Thursday, December 5, 2013

17.How to Take a Picture of a Single, Ultra-Magnified Snow Flake

       In this essay Megan Garber writes about snowflakes. She says that no snoflake is exactly like the other and how unique each one is. In her first paragraph Garber introduces her topic and in the second one she talks about Wilson Bentley and  Alexey Kljatov ,  college students that are specialized in photographing snowflakes. She defines what they are saying that they are invisible to the human eye and that ony a microscope or a a very specialized camera can see it. She gives a small tuturial teaching how anyone could actually take a picture of a snowflake with a camera and simple objects anyone can find at home. In the end she exposes various pictures of beautifual and detailed snowflakes that the camera captured.

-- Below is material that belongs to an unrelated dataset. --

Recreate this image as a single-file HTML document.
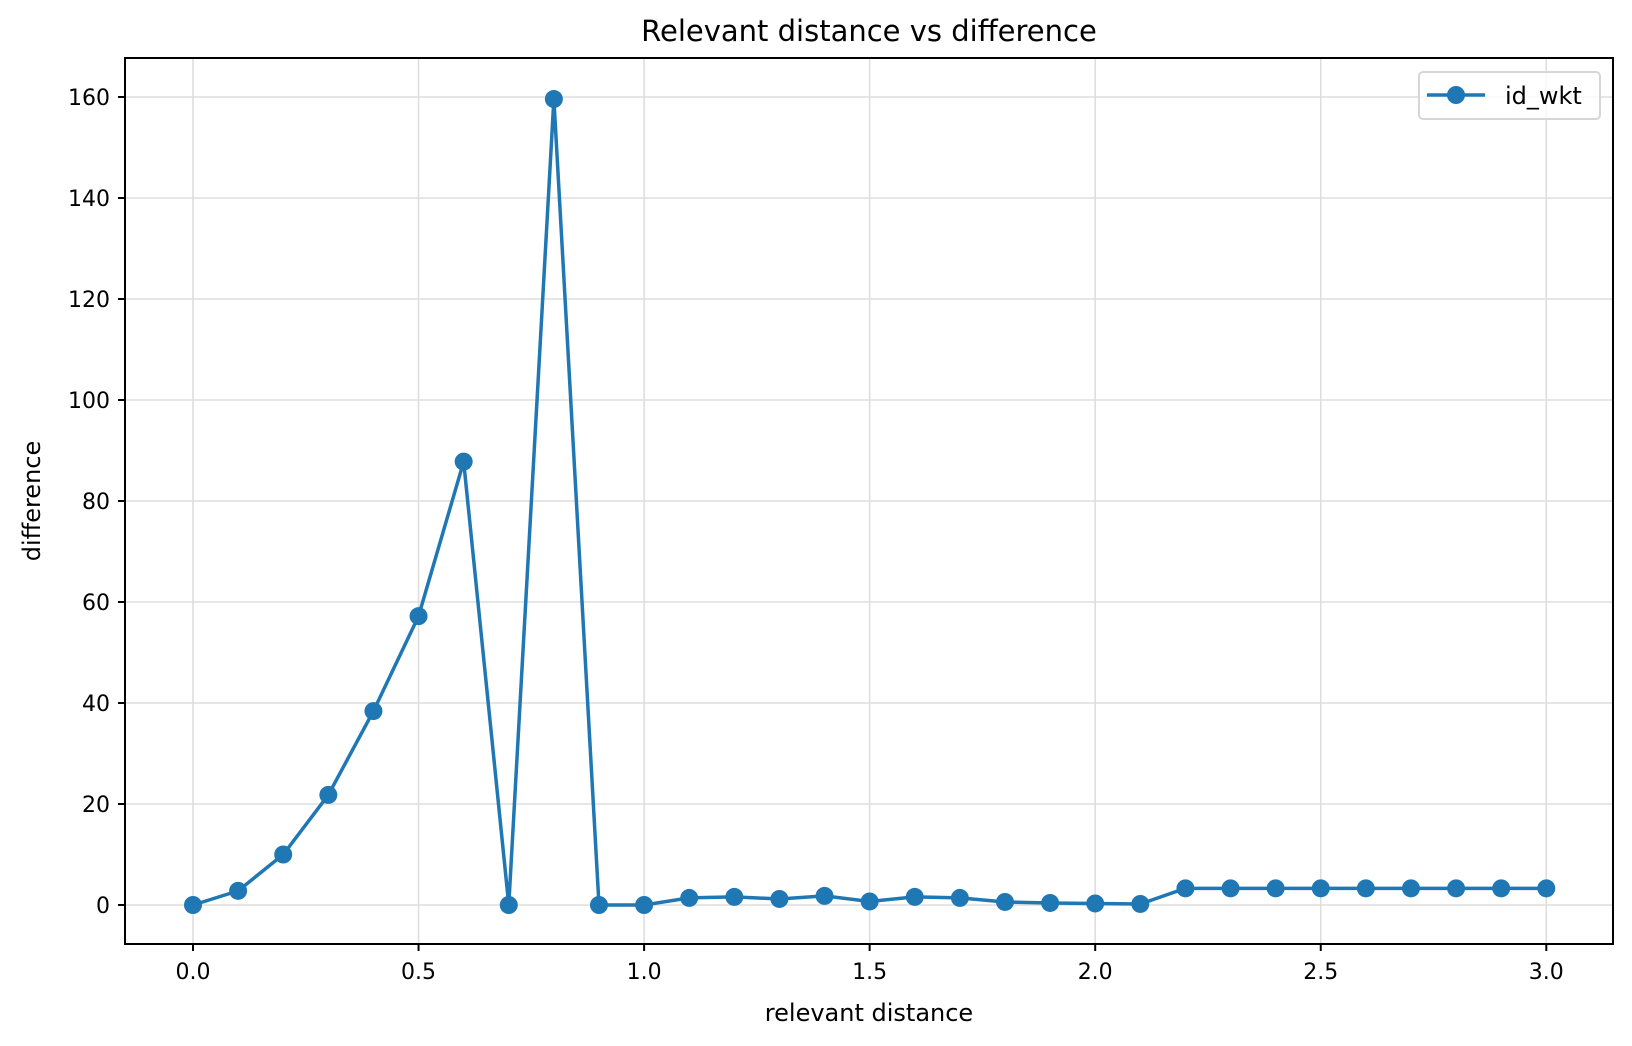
<!DOCTYPE html>
<html><head><meta charset="utf-8"><style>body{margin:0;background:#fff}svg{display:block}</style></head>
<body>
<svg id="s" width="1632" height="1046" xmlns="http://www.w3.org/2000/svg" font-family="DejaVu Sans, Liberation Sans, sans-serif">
<rect width="1632" height="1046" fill="#fff"/>
<g id="grid" stroke="#dedede" stroke-width="1.6"></g>
<g id="ticks"></g>
<polyline id="line" fill="none" stroke="#1f77b4" stroke-width="3.5"/>
<g id="marks" fill="#1f77b4"></g>
<rect x="125" y="58" width="1488" height="886" fill="none" stroke="#000" stroke-width="2"/>
<text x="869" y="41" font-size="29" text-anchor="middle">Relevant distance vs difference</text>
<text x="869" y="1021" font-size="24" text-anchor="middle">relevant distance</text>
<text transform="translate(40,501) rotate(-90)" font-size="24" text-anchor="middle">difference</text>
<rect x="1419" y="72" width="181" height="47" rx="4" fill="#fff" fill-opacity="0.8" stroke="#d6d6d6" stroke-width="2"/>
<line x1="1427" y1="95" x2="1485" y2="95" stroke="#1f77b4" stroke-width="3.5"/>
<circle cx="1456" cy="95" r="9" fill="#1f77b4"/>
<text x="1505" y="104" font-size="24">id_wkt</text>
</svg>
<script>
const X=v=>193+v*451.1, Y=v=>905-v*5.05;
const ns="http://www.w3.org/2000/svg";
function el(p,t,a,txt){const e=document.createElementNS(ns,t);for(const k in a)e.setAttribute(k,a[k]);if(txt)e.textContent=txt;document.getElementById(p).appendChild(e);}
for(let i=0;i<=6;i++){const v=i*0.5,x=X(v);el('grid','line',{x1:x,y1:58,x2:x,y2:944});
el('ticks','line',{x1:x,y1:944,x2:x,y2:951,stroke:'#000','stroke-width':2});
el('ticks','text',{x:x,y:979,'font-size':22,'text-anchor':'middle'},v.toFixed(1));}
for(let i=0;i<=8;i++){const v=i*20,y=Y(v);el('grid','line',{x1:125,y1:y,x2:1613,y2:y});
el('ticks','line',{x1:118,y1:y,x2:125,y2:y,stroke:'#000','stroke-width':2});
el('ticks','text',{x:110,y:y+8,'font-size':22,'text-anchor':'end'},String(v));}
const d=[0,2.8,10,21.8,38.4,57.2,87.8,0,159.6,0,0,1.4,1.6,1.2,1.8,0.7,1.6,1.4,0.6,0.4,0.3,0.2,3.3,3.3,3.3,3.3,3.3,3.3,3.3,3.3,3.3];
let pts=[];d.forEach((v,i)=>{const x=X(i*0.1),y=Y(v);pts.push(x+','+y);el('marks','circle',{cx:x,cy:y,r:9});});
document.getElementById('line').setAttribute('points',pts.join(' '));
</script>
</body></html>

    The authors purpose was to inform about snowflakes and also teach the readers how they could take a picture of one at their own homes. Garber achieves her purpose because she sucessfuly and objectively informs the reader about snowflakes. In a very concise yet effective essay she is able to get her message across and tell the reader about her topic. The pictures that she exposes are very entertaining and explicative. It could be argued that the pictures composed a great portion of her essay because they ere a type of magnet that attracted the reader to the essay. She also quotes how the experiment was made, this helps in Garber's credibility because she gets information from other sources and makes it evident that her ingormation is trustworthy.